## Data provided
-*-

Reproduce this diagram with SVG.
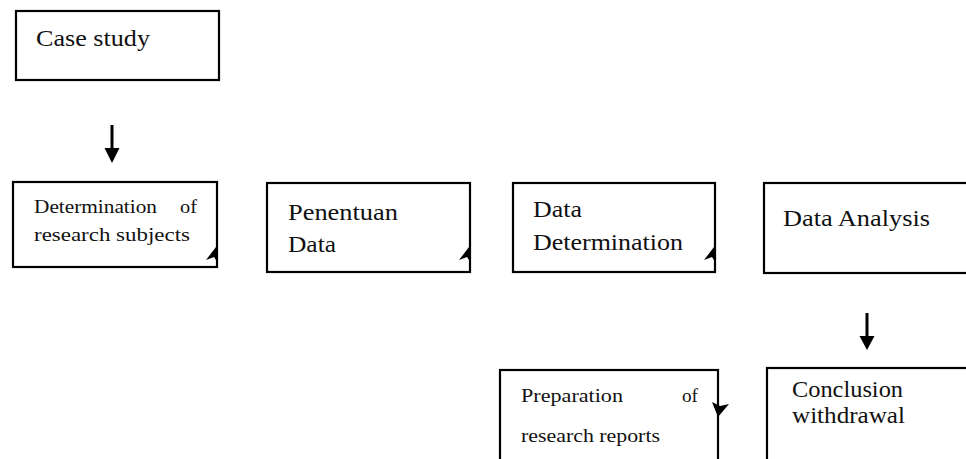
<svg xmlns="http://www.w3.org/2000/svg" width="966" height="459" viewBox="0 0 966 459">
<style>
.box{fill:#fff;stroke:#000;stroke-width:2.2}
.t{font-family:"Liberation Serif","DejaVu Serif",serif;fill:#111}
.l{font-size:24px}
.s{font-size:19.5px}
.ln{stroke:#000;stroke-width:3;fill:none}
</style>
<defs>
<path id="cornerUp" d="M0,0 L-2,-16 L-12,-3 L-4,-6 Z" fill="#000"/>
</defs>
<rect width="966" height="459" fill="#fff"/>
<g id="connectors">
<line class="ln" x1="112" y1="125" x2="112" y2="152"/>
<polygon points="104.5,148 119.5,148 112,163" fill="#000"/>
<line class="ln" x1="867" y1="313" x2="867" y2="339"/>
<polygon points="859.5,336 874.5,336 867,350" fill="#000"/>
</g>
<g id="case-study">
<rect class="box" x="16" y="11" width="203" height="69"/>
<text class="t l" x="36" y="46" textLength="114" lengthAdjust="spacingAndGlyphs">Case study</text>
</g>
<g id="determination-subjects">
<rect class="box" x="13" y="182" width="204" height="85"/>
<text class="t s" x="34" y="213" textLength="123" lengthAdjust="spacingAndGlyphs">Determination</text>
<text class="t s" x="180" y="213" textLength="17" lengthAdjust="spacingAndGlyphs">of</text>
<text class="t s" x="34" y="241" textLength="156" lengthAdjust="spacingAndGlyphs">research subjects</text>
<use href="#cornerUp" x="218" y="263"/>
</g>
<g id="penentuan-data">
<rect class="box" x="267" y="183" width="203" height="89"/>
<text class="t l" x="288" y="220" textLength="110" lengthAdjust="spacingAndGlyphs">Penentuan</text>
<text class="t l" x="288" y="252" textLength="48" lengthAdjust="spacingAndGlyphs">Data</text>
<use href="#cornerUp" x="471" y="263"/>
</g>
<g id="data-determination">
<rect class="box" x="513" y="183" width="202" height="89"/>
<text class="t l" x="533" y="217" textLength="49" lengthAdjust="spacingAndGlyphs">Data</text>
<text class="t l" x="533" y="250" textLength="150" lengthAdjust="spacingAndGlyphs">Determination</text>
<use href="#cornerUp" x="716" y="263"/>
</g>
<g id="data-analysis">
<rect class="box" x="764" y="183" width="220" height="90"/>
<text class="t l" x="783" y="226" textLength="147" lengthAdjust="spacingAndGlyphs">Data Analysis</text>
</g>
<g id="conclusion-withdrawal">
<rect class="box" x="767" y="368" width="220" height="110"/>
<text class="t l" x="792" y="397" textLength="111" lengthAdjust="spacingAndGlyphs">Conclusion</text>
<text class="t l" x="792" y="423" textLength="113" lengthAdjust="spacingAndGlyphs">withdrawal</text>
</g>
<g id="preparation-reports">
<rect class="box" x="500" y="370" width="218" height="110"/>
<text class="t s" x="521" y="402" textLength="102" lengthAdjust="spacingAndGlyphs">Preparation</text>
<text class="t s" x="682" y="402" textLength="16" lengthAdjust="spacingAndGlyphs">of</text>
<text class="t s" x="521" y="442" textLength="139" lengthAdjust="spacingAndGlyphs">research reports</text>
<polygon points="718,417 712,402 720,406 729,404" fill="#000"/>
</g>
</svg>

-*-

## Goal
Repeat the material above verbatim. Leave the pictures behind.

## Problem solution
Reproduce this diagram with SVG.
<svg xmlns="http://www.w3.org/2000/svg" width="966" height="459" viewBox="0 0 966 459">
<style>
.box{fill:#fff;stroke:#000;stroke-width:2.2}
.t{font-family:"Liberation Serif","DejaVu Serif",serif;fill:#111}
.l{font-size:24px}
.s{font-size:19.5px}
.ln{stroke:#000;stroke-width:3;fill:none}
</style>
<defs>
<path id="cornerUp" d="M0,0 L-2,-16 L-12,-3 L-4,-6 Z" fill="#000"/>
</defs>
<rect width="966" height="459" fill="#fff"/>
<g id="connectors">
<line class="ln" x1="112" y1="125" x2="112" y2="152"/>
<polygon points="104.5,148 119.5,148 112,163" fill="#000"/>
<line class="ln" x1="867" y1="313" x2="867" y2="339"/>
<polygon points="859.5,336 874.5,336 867,350" fill="#000"/>
</g>
<g id="case-study">
<rect class="box" x="16" y="11" width="203" height="69"/>
<text class="t l" x="36" y="46" textLength="114" lengthAdjust="spacingAndGlyphs">Case study</text>
</g>
<g id="determination-subjects">
<rect class="box" x="13" y="182" width="204" height="85"/>
<text class="t s" x="34" y="213" textLength="123" lengthAdjust="spacingAndGlyphs">Determination</text>
<text class="t s" x="180" y="213" textLength="17" lengthAdjust="spacingAndGlyphs">of</text>
<text class="t s" x="34" y="241" textLength="156" lengthAdjust="spacingAndGlyphs">research subjects</text>
<use href="#cornerUp" x="218" y="263"/>
</g>
<g id="penentuan-data">
<rect class="box" x="267" y="183" width="203" height="89"/>
<text class="t l" x="288" y="220" textLength="110" lengthAdjust="spacingAndGlyphs">Penentuan</text>
<text class="t l" x="288" y="252" textLength="48" lengthAdjust="spacingAndGlyphs">Data</text>
<use href="#cornerUp" x="471" y="263"/>
</g>
<g id="data-determination">
<rect class="box" x="513" y="183" width="202" height="89"/>
<text class="t l" x="533" y="217" textLength="49" lengthAdjust="spacingAndGlyphs">Data</text>
<text class="t l" x="533" y="250" textLength="150" lengthAdjust="spacingAndGlyphs">Determination</text>
<use href="#cornerUp" x="716" y="263"/>
</g>
<g id="data-analysis">
<rect class="box" x="764" y="183" width="220" height="90"/>
<text class="t l" x="783" y="226" textLength="147" lengthAdjust="spacingAndGlyphs">Data Analysis</text>
</g>
<g id="conclusion-withdrawal">
<rect class="box" x="767" y="368" width="220" height="110"/>
<text class="t l" x="792" y="397" textLength="111" lengthAdjust="spacingAndGlyphs">Conclusion</text>
<text class="t l" x="792" y="423" textLength="113" lengthAdjust="spacingAndGlyphs">withdrawal</text>
</g>
<g id="preparation-reports">
<rect class="box" x="500" y="370" width="218" height="110"/>
<text class="t s" x="521" y="402" textLength="102" lengthAdjust="spacingAndGlyphs">Preparation</text>
<text class="t s" x="682" y="402" textLength="16" lengthAdjust="spacingAndGlyphs">of</text>
<text class="t s" x="521" y="442" textLength="139" lengthAdjust="spacingAndGlyphs">research reports</text>
<polygon points="718,417 712,402 720,406 729,404" fill="#000"/>
</g>
</svg>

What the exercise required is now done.